Prep 25 mins
Cook 3 hrs
This recipe is a favorite of our family and friends, and even folks who were hesitant to try greens have said they really liked these. I often make them around New Years too, along with Hoppin' John. When I'm in a hurry, I save prep time by buying pre-washed, trimmed and bagged collard greens in the produce department. Sometimes I add a little leftover ham as well, cubed -- and I still use the ham hocks and bacon too -- I guess we love pork. :)
- 2 bunches collard greens or 2 bunches two bags of pre-washed collard greens
- 3 tablespoons olive oil or 3 tablespoons a mixture of olive oil and bacon grease
- 1 onion, sliced
- 2 -3 garlic cloves, smashed
- 2 bay leaves
- 1 smoked ham hock (can also add 3 slices of chopped cooked bacon, if desired)

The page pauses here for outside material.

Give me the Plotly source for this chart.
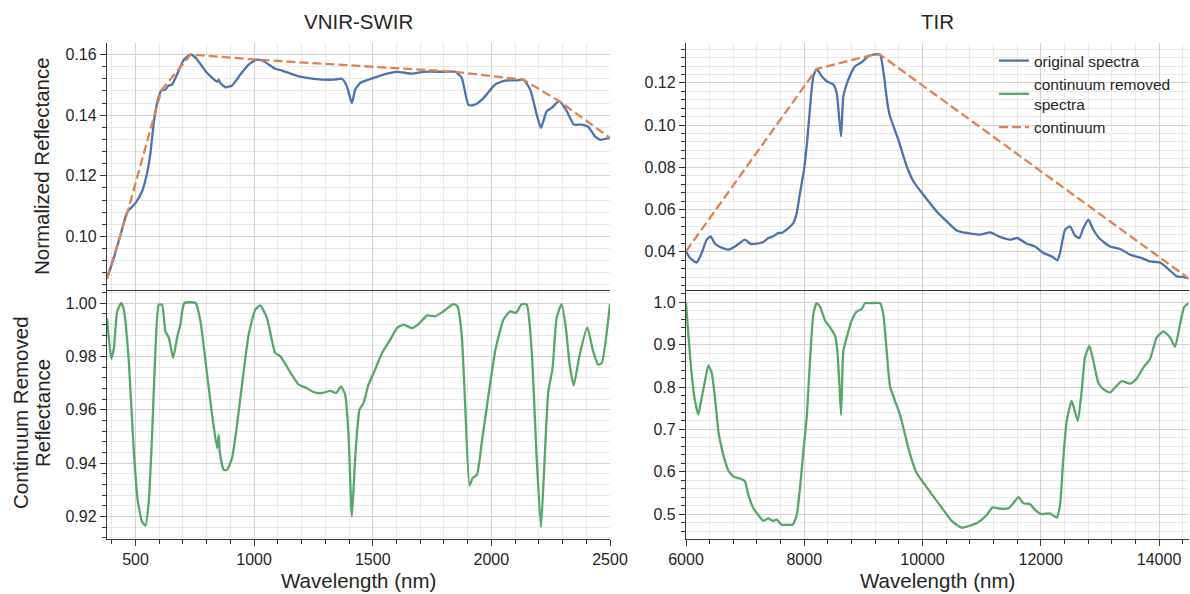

- 2 quarts chicken broth, warm
- 2 tablespoons cider vinegar
- 1 teaspoon sugar
- salt & freshly ground black pepper
- add a dash hot pepper sauce, if desired, when serving
- To prepare greens, cut away the tough stalks and remove all stems from the collards. Discard any leaves that are bruised or yellow. Wash the collards thoroughly to remove the grit, 2 or 3 times, until the water runs clear. Dry thoroughly -- you can do this easily by rolling them up in a clean dish towel. (I sometimes use two bags of pre-cut and prewashed collard green pieces from the produce section, but I still break off any large pieces of stem as they tend to be tough even after cooking.).
- Place a large pot or cast iron Dutch oven over medium heat and add the olive oil. When it is heated, add the onion, bay leaves and ham hock. (If using bacon, cook beforehand and then add when the greens go in.) Cook the mixture until the onions are soft and are starting to brown, about 8-10 minutes. To prevent the garlic from burning, add it just a few minutes before the onions are done.

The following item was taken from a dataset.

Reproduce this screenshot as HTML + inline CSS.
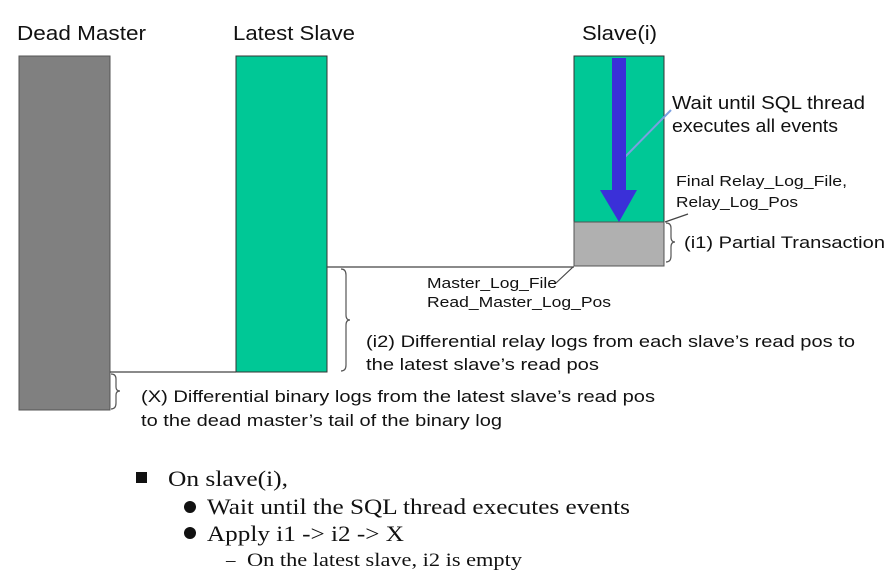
<!DOCTYPE html>
<html><head><meta charset="utf-8"><style>
html,body{margin:0;padding:0;background:#fff;}
svg{display:block;font-family:"Liberation Sans",sans-serif;}
</style></head><body>
<svg width="896" height="577" viewBox="0 0 896 577">
<g font-size="20" fill="#111">
<text x="17" y="40" textLength="129" lengthAdjust="spacingAndGlyphs">Dead Master</text>
<text x="233" y="40" textLength="122" lengthAdjust="spacingAndGlyphs">Latest Slave</text>
<text x="582" y="40" textLength="75" lengthAdjust="spacingAndGlyphs">Slave(i)</text>
</g>
<rect x="19" y="56" width="91" height="354" fill="#808080" stroke="#555"/>
<rect x="236" y="56" width="91" height="316" fill="#00c896" stroke="#333"/>
<rect x="574" y="56" width="90" height="166" fill="#00c896" stroke="#333"/>
<rect x="574" y="222" width="90" height="44" fill="#b0b0b0" stroke="#555"/>
<g stroke="#444" stroke-width="1.2" fill="none">
<line x1="110" y1="372" x2="236" y2="372"/>
<line x1="327" y1="267" x2="574" y2="267"/>
<line x1="665" y1="222" x2="688" y2="214"/>
<line x1="573" y1="267" x2="556" y2="283"/>
</g>
<line x1="671" y1="110" x2="620" y2="162" stroke="#7a9fe0" stroke-width="2"/>
<path d="M612 58 H626 V190 H637 L619 222 L600 190 H612 Z" fill="#3a30d8"/>
<g stroke="#555" stroke-width="1.2" fill="none">
<path d="M341 269 q5 0 5 6 v40 q0 5 4 5 q-4 0 -4 5 v40 q0 6 -5 6"/>
<path d="M111 374 q5 0 5 5 v8 q0 4 4 4 q-4 0 -4 4 v8 q0 6 -5 6"/>
<path d="M666 223 q5 0 5 5 v9 q0 5 4 5 q-4 0 -4 5 v9 q0 6 -5 6"/>
</g>
<g fill="#111">
<text x="672" y="109" font-size="18" textLength="193" lengthAdjust="spacingAndGlyphs">Wait until SQL thread</text>
<text x="672" y="132" font-size="18" textLength="166" lengthAdjust="spacingAndGlyphs">executes all events</text>
<text x="676" y="186" font-size="15" textLength="171" lengthAdjust="spacingAndGlyphs">Final Relay_Log_File,</text>
<text x="676" y="207" font-size="15" textLength="122" lengthAdjust="spacingAndGlyphs">Relay_Log_Pos</text>
<text x="684" y="248" font-size="17" textLength="201" lengthAdjust="spacingAndGlyphs">(i1) Partial Transaction</text>
<text x="427" y="288" font-size="15" textLength="130" lengthAdjust="spacingAndGlyphs">Master_Log_File</text>
<text x="427" y="307" font-size="15" textLength="184" lengthAdjust="spacingAndGlyphs">Read_Master_Log_Pos</text>
<text x="366" y="347" font-size="17" textLength="489" lengthAdjust="spacingAndGlyphs">(i2) Differential relay logs from each slave’s read pos to</text>
<text x="366" y="370" font-size="17" textLength="233" lengthAdjust="spacingAndGlyphs">the latest slave’s read pos</text>
<text x="141" y="402" font-size="17" textLength="514" lengthAdjust="spacingAndGlyphs">(X) Differential binary logs from the latest slave’s read pos</text>
<text x="141" y="426" font-size="17" textLength="361" lengthAdjust="spacingAndGlyphs">to the dead master’s tail of the binary log</text>
</g>
<g fill="#111" font-family="Liberation Serif,serif">
<rect x="136" y="472" width="11" height="11"/>
<text x="168" y="486" font-size="22" textLength="120" lengthAdjust="spacingAndGlyphs">On slave(i),</text>
<circle cx="190" cy="507" r="6"/>
<text x="207" y="514" font-size="22" textLength="423" lengthAdjust="spacingAndGlyphs">Wait until the SQL thread executes events</text>
<circle cx="190" cy="533" r="6"/>
<text x="207" y="541" font-size="22" textLength="197" lengthAdjust="spacingAndGlyphs">Apply i1 -&gt; i2 -&gt; X</text>
<text x="226" y="566" font-size="19">–</text>
<text x="247" y="566" font-size="19" textLength="275" lengthAdjust="spacingAndGlyphs">On the latest slave, i2 is empty</text>
</g>
</svg>
</body></html>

- Pack in greens, pushing them down into the pot. Add the broth, vinegar and sugar. Bring up to a boil, turning the greens over occasionally with a wooden spoon as they wilt. Lower to a simmer, cover the pot and cook for 1 hour. Taste the "pot liquor" (broth) and check the seasoning, adding salt and pepper as desired.
- Cover again and let cook for an additional 2 to 2 1/2 hours. Some recipes use a lot less cooking time, but this additional time really helps all the flavors come together. (If using the bagged pre-cut collard greens, they may only have to cook for another 1 to 2 hours.) Remove the bay leaves and ham hock, dicing up and adding any meat from the ham hock, drain off excess cooking liquid, and serve.

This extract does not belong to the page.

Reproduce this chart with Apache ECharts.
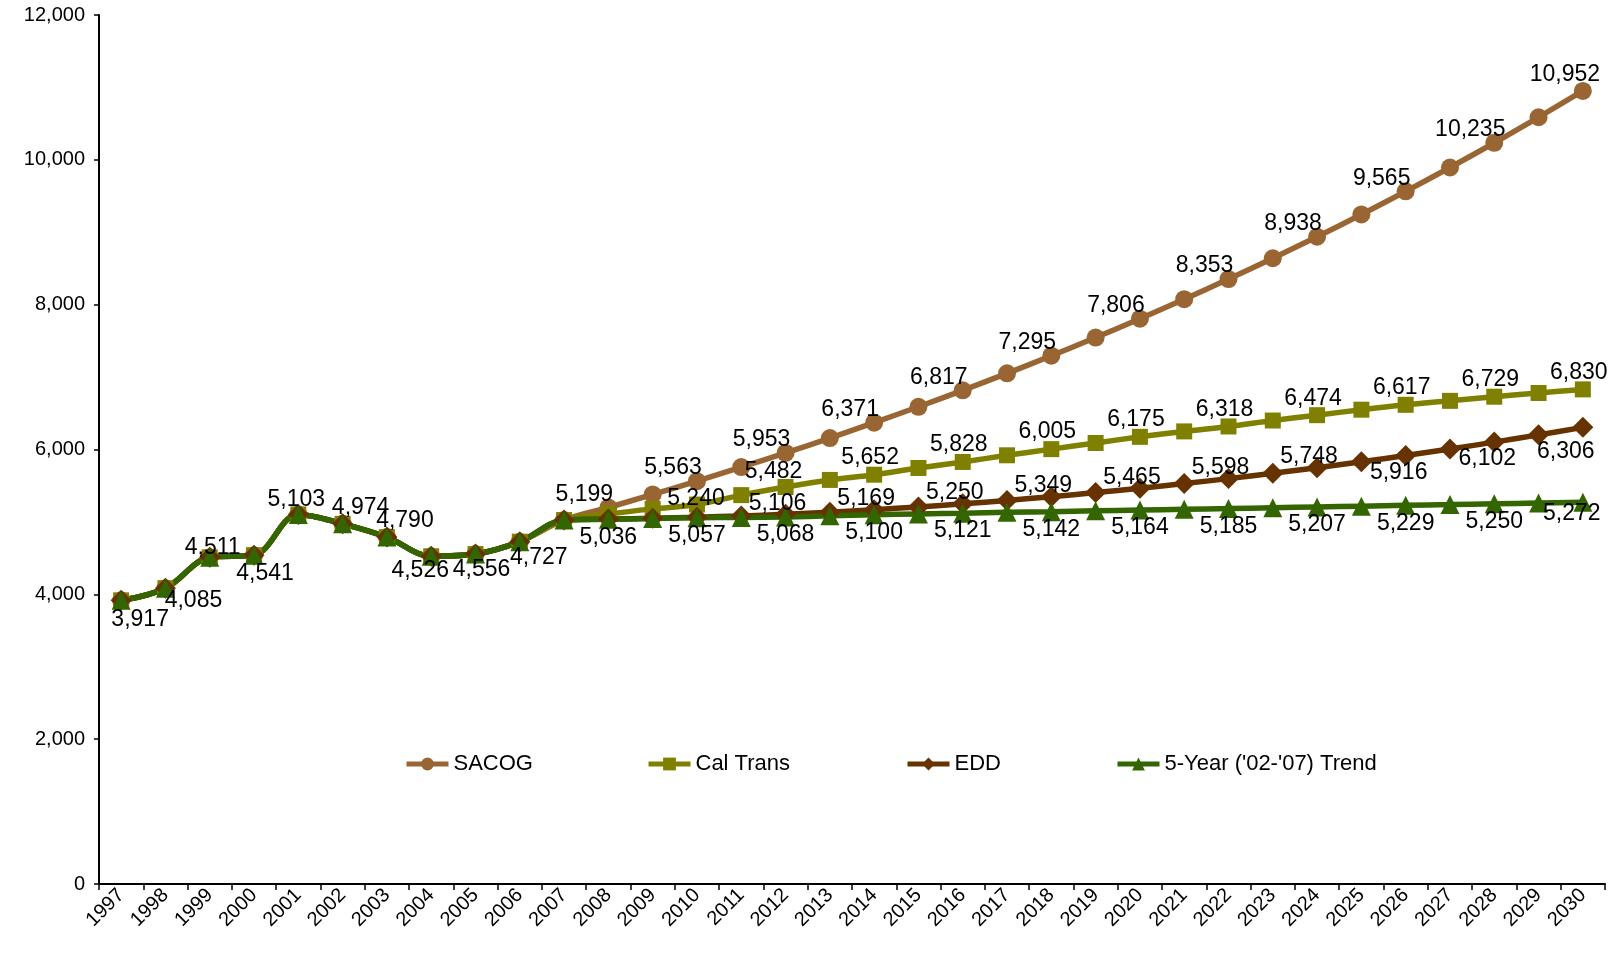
<!DOCTYPE html>
<html>
<head>
<meta charset="utf-8">
<title>Employment projections 1997-2030</title>
<script src="https://cdn.jsdelivr.net/npm/echarts@6/dist/echarts.min.js"></script>
<style>
  html, body { margin: 0; padding: 0; background: #fff; }
  #chart { width: 1612px; height: 956px; }
</style>
</head>
<body>
<div id="chart"></div>
<script>
// Years on the category axis
const years = [];
for (let y = 1997; y <= 2030; y++) years.push(String(y));

// Observed values 1997-2007, shared by every projection
const history = [3917, 4085, 4511, 4541, 5103, 4974, 4790, 4526, 4556, 4727, 5026];

// Projections 2008-2030
const sacog = [5199, 5380, 5563, 5757, 5953, 6158, 6371, 6590, 6817, 7052, 7295, 7546,
               7806, 8075, 8353, 8641, 8938, 9246, 9565, 9894, 10235, 10588, 10952];
const calTrans = [5110, 5180, 5240, 5370, 5482, 5580, 5652, 5745, 5828, 5920, 6005, 6090,
                  6175, 6250, 6318, 6400, 6474, 6550, 6617, 6672, 6729, 6780, 6830];
const edd = [5040, 5050, 5065, 5083, 5106, 5135, 5169, 5207, 5250, 5297, 5349, 5405,
             5465, 5530, 5598, 5671, 5748, 5830, 5916, 6007, 6102, 6202, 6306];
const trend = [5036, 5047, 5057, 5062, 5068, 5084, 5100, 5111, 5121, 5132, 5142, 5153,
               5164, 5175, 5185, 5196, 5207, 5218, 5229, 5239, 5250, 5261, 5272];

const seriesNames = ['SACOG', 'Cal Trans', 'EDD', "5-Year ('02-'07) Trend"];
const seriesColors = ['#996633', '#808000', '#663300', '#336600'];
const seriesSymbols = ['circle', 'rect', 'diamond', 'triangle'];
const symbolSizes = [18, 16, 21, 19];

// Where each value label sits relative to its point (px, label centre)
const histLabelPos = {
  '1997': [19, 19], '1998': [28, 12], '1999': [3, -10], '2000': [11, 19],
  '2001': [-2, -15], '2002': [18, -16], '2003': [18, -16], '2004': [-11, 14],
  '2005': [6, 16], '2006': [19, 16]
};
function evenYear(y) { return +y >= 2008 && (+y % 2 === 0); }
const labelRules = [
  // SACOG
  function (y) { if (!evenYear(y)) return null; return y === '2030' ? [-18, -16] : [-24, -13]; },
  // Cal Trans
  function (y) {
    if (!evenYear(y) || +y < 2010) return null;
    if (y === '2010') return [-1, -6];
    if (y === '2012') return [-12, -15];
    return [-4, -17];
  },
  // EDD
  function (y) {
    if (!evenYear(y) || +y < 2012) return null;
    if (+y <= 2024) return [-8, -11];
    return y === '2030' ? [-17, 24] : [-7, 17];
  },
  // Trend (also carries the historical labels)
  function (y) {
    if (histLabelPos[y]) return histLabelPos[y];
    if (!evenYear(y)) return null;
    return y === '2030' ? [-11, 11] : [0, 18];
  }
];

const fmt = v => v.toLocaleString('en-US');
const projections = [sacog, calTrans, edd, trend];
const FONT = "'Liberation Sans', Arial, sans-serif";

const series = projections.map((proj, i) => {
  const values = history.concat(proj);
  return {
    name: seriesNames[i],
    type: 'line',
    smooth: 0.35,
    symbol: seriesSymbols[i],
    symbolSize: symbolSizes[i],
    itemStyle: { color: seriesColors[i] },
    lineStyle: { color: seriesColors[i], width: 5.5 },
    emphasis: { disabled: true },
    data: values.map((v, k) => {
      const off = labelRules[i](years[k]);
      const item = { value: v };
      if (off) {
        item.label = {
          show: true, position: 'inside', offset: off,
          formatter: fmt(v), color: '#000', fontSize: 23, fontFamily: FONT
        };
      }
      return item;
    })
  };
});

const legendLefts = [404, 646, 905, 1115];
const legends = seriesNames.map((n, i) => ({
  data: [n],
  left: legendLefts[i],
  top: 753,
  padding: 0,
  itemWidth: 42,
  itemHeight: 16,
  lineStyle: { width: 5 },
  textStyle: { fontSize: 22, color: '#000', fontFamily: FONT },
  selectedMode: false
}));

const chart = echarts.init(document.getElementById('chart'), null, { renderer: 'canvas' });
chart.setOption({
  animation: false,
  backgroundColor: '#fff',
  textStyle: { fontFamily: FONT },
  grid: { left: 99, right: 7, top: 15, bottom: 72, containLabel: false },
  legend: legends,
  xAxis: {
    type: 'category',
    data: years,
    boundaryGap: true,
    axisLine: { lineStyle: { color: '#000', width: 2 } },
    axisTick: { show: true, length: 6, lineStyle: { color: '#000', width: 1.5 } },
    axisLabel: { rotate: 45, interval: 0, fontSize: 20, color: '#000', margin: 8, fontFamily: FONT }
  },
  yAxis: {
    type: 'value',
    min: 0, max: 12000, interval: 2000,
    splitLine: { show: false },
    axisLine: { show: true, lineStyle: { color: '#000', width: 2 } },
    axisTick: { show: true, length: 5, lineStyle: { color: '#000', width: 1.5 } },
    axisLabel: { formatter: v => fmt(v), fontSize: 20, color: '#000', margin: 14, fontFamily: FONT }
  },
  series: series
});
</script>
</body>
</html>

Thank you tastetester for a delicious recipe. This was my first attempt at greens, we loved them. We have had them other places, and did not care for them. This recipe was easy to follow, and SOOOOO tasty!
Having lived in the South, on and off, for 23 years (Louisiana, Florida, Alabama), I have eaten my share of collard greens. These are, without question, the best I ever have had! My collards were from the Farmers' Market; my ham hock was wonderfully meaty. It was delicious with skillet cornbread.
Even northerners like me will appreciate these tasty greens. Having never eaten collard greens before, I was a bit skeptical. But they were yummy. Thanks, TasteTester, for explicit and easy directions. Look at how much Vitamin A is in this recipe!